Deborah McDowell, Alice Griffin Professor of English and Director of the The Carter G. Woodson Institute for African-American and African Studies
Deborah McDowell, Alice Griffin Professor of English and Director of the The Carter G. Woodson Institute for African-American and African Studies

Deborah McDowell, Alice Griffin Professor of English and Director of the The Carter G. Woodson Institute for African-American and African Studies
Deborah McDowell, Alice Griffin Professor of English and Director of the The Carter G. Woodson Institute for African-American and African Studies

Deborah McDowell, the Alice Griffin Professor of Literary Studies and Director of the Carter G. Woodson Institute for African-American and African Studies, will be the keynote speaker at the College and Graduate School of Arts & Sciences Final Exercises on Saturday, May 20. 

Professor McDowell is an internationally recognized scholar of African-American literature, and has been a member of the English faculty since 1987. She was named the Alice Griffin Professor of English in 2000.

She was born, reared and educated in the industrial city of Bessemer, Alabama, whose schools remained segregated for 15 years after the 1954 Brown v. Board of Education of Topeka, Kansas Supreme Court decision was the law. She earned a bachelor’s degree in English literature from Tuskegee University in 1972 and master’s and doctoral degrees from Purdue University in 1974 and 1979, respectively.

She spent eight years as an assistant, then associate professor of English at Colby College in Waterville, Maine, and was a visiting professor of English at Duke University.

Emerging in the 1980s as a leading figure in the development of African-American women’s literature and feminist critical theory, McDowell founded the African-American Women Writers Series for Beacon Press and served as its editor from 1985 to l993, overseeing the republication of 14 novels spanning the late 19th through the late 20th centuries. She served as editor for the first Norton Anthology of African American Literature and was co-editor, with Arnold Rampersad, of Slavery and the Literary Imagination.

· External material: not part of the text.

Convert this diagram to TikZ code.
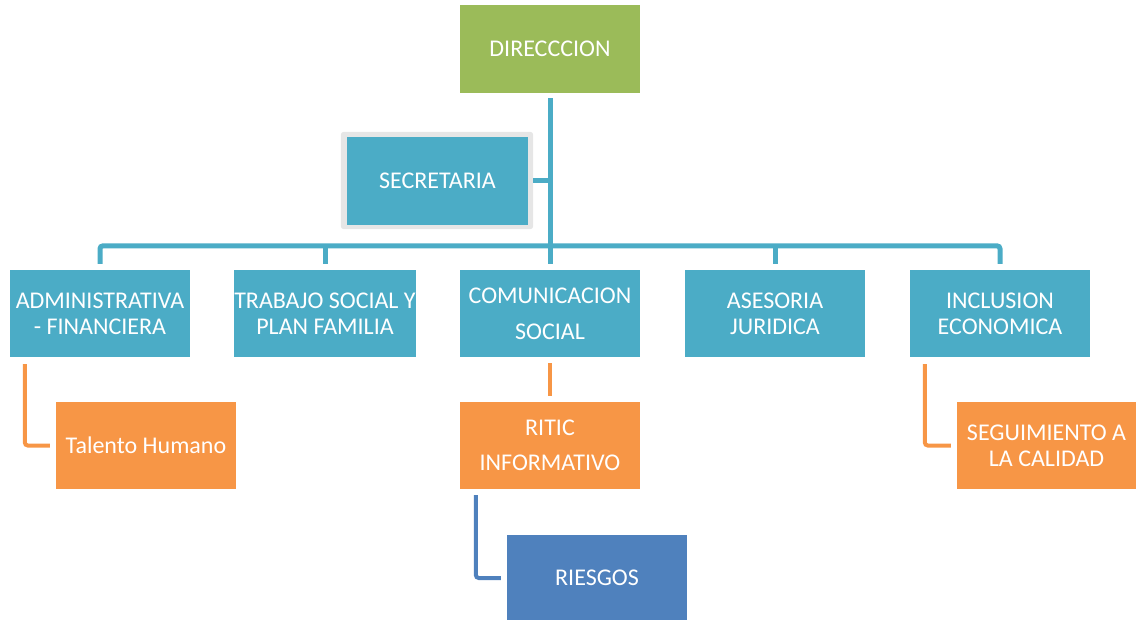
\documentclass[tikz,border=0pt]{standalone}
\usepackage{fontspec}
\setmainfont{Carlito}
\usetikzlibrary{calc}
\definecolor{cteal}{HTML}{4BACC6}
\definecolor{corange}{HTML}{F79646}
\definecolor{cgreen}{HTML}{9BBB59}
\definecolor{cblue}{HTML}{4F81BD}
\definecolor{cframe}{HTML}{E6E6E6}
\begin{document}
\begin{tikzpicture}[x=1pt,y=-1pt,
  box/.style={rectangle,minimum width=180pt,minimum height=87pt,inner sep=0pt,
    text=white,align=center,font=\fontsize{24}{26}\selectfont},
  tealbox/.style={box,fill=cteal},
  orangebox/.style={box,fill=corange},
  tealline/.style={draw=cteal,line width=5pt,rounded corners=3pt},
  orangeline/.style={draw=corange,line width=4pt,rounded corners=3pt},
  blueline/.style={draw=cblue,line width=4pt,rounded corners=3pt}]
\useasboundingbox (0,0) rectangle (1136,620);

% top level
\node[box,fill=cgreen,minimum height=88pt] (dir) at (550,49) {DIRECCCION};

% secretaria with light frame
\node[tealbox,minimum width=181pt,minimum height=88pt] (sec) at (437.5,181) {};
\fill[cframe,rounded corners=3pt] ([shift={(-6,-5)}]sec.north west) rectangle ([shift={(5,4)}]sec.south east);
\node[tealbox,minimum width=181pt,minimum height=88pt] at (sec) {SECRETARIA};

% second level
\node[tealbox] (adm) at (100,313.5) {ADMINISTRATIVA\\- FINANCIERA};
\node[tealbox] (tra) at (325,313.5) {TRABAJO SOCIAL Y\\PLAN FAMILIA};
\node[tealbox] (com) at (550,313.5) {COMUNICACION\\[10pt]SOCIAL};
\node[tealbox] (ase) at (775,313.5) {ASESORIA\\JURIDICA};
\node[tealbox] (inc) at (1000,313.5) {INCLUSION\\ECONOMICA};

% third level
\node[orangebox] (tal) at (146,445.5) {Talento Humano};
\node[orangebox] (rit) at (550,445.5) {RITIC\\[9pt]INFORMATIVO};
\node[orangebox,minimum width=179pt] (seg) at (1046.5,445.5) {SEGUIMIENTO A\\LA CALIDAD};

% fourth level
\node[box,fill=cblue,minimum height=86pt] (rie) at (597,578) {RIESGOS};

% trunk and bus
\coordinate (bus) at ($(com.north)+(0,-24)$);
\draw[tealline,rounded corners=0pt] ($(dir.south)+(0,5)$) -- ($(com.north)+(0,-6)$);
\draw[tealline] ($(adm.north)+(0,-6)$) |- (bus) -| ($(inc.north)+(0,-6)$);
\draw[tealline,rounded corners=0pt] ($(tra.north)+(0,-6)$) -- ($(tra.north)+(0,-24)$);
\draw[tealline,rounded corners=0pt] ($(ase.north)+(0,-6)$) -- ($(ase.north)+(0,-24)$);
\draw[tealline,rounded corners=0pt] ($(sec.east)+(5,0)$) -- (dir.south |- sec.east);

% branches to lower levels
\draw[orangeline] ($(adm.south west)+(15,7)$) |- ($(tal.west)+(-6,0)$);
\draw[orangeline,rounded corners=0pt] ($(com.south)+(0,6)$) -- ($(rit.north)+(0,-6)$);
\draw[orangeline] ($(inc.south west)+(15,7)$) |- ($(seg.west)+(-6,0)$);
\draw[blueline] ($(rit.south west)+(16,6)$) |- ($(rie.west)+(-6,0)$);
\end{tikzpicture}
\end{document}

As an author and scholar, McDowell has written widely for both academic and general audiences. Her publications include: ‘The Changing Same’: Studies in Fiction by African-American Women (1995) and Leaving Pipe Shop: Memories of Kin (1997), as well as numerous articles, book chapters and scholarly editions, most recently The Punitive Turn: New Approaches to Race and Incarceration, co-edited with Claudrena Harold, a UVA associate professor of history, and Juan Battle, professor of sociology at the City University of New York, the Graduate Center. The collection of essays grew out of a UVA symposium she organized in 2009.

Since 2008, McDowell has directed UVA’s Carter G. Woodson Institute for African-American and African Studies, shepherding its undergraduate major and its world-renowned fellowship program and serving as editor of the Carter G. Woodson Imprint sponsored by the University of Virginia Press.

She has been the recipient of various grants, including the Mary Ingraham Bunting Fellowship at Radcliffe College, the National Research Council Fellowship of the Ford Foundation and the Woodrow Wilson International Center Fellowship. She was elected to UVA’s Raven Society in 1998 and received an honorary degree from her alma mater, Purdue University, in 2006.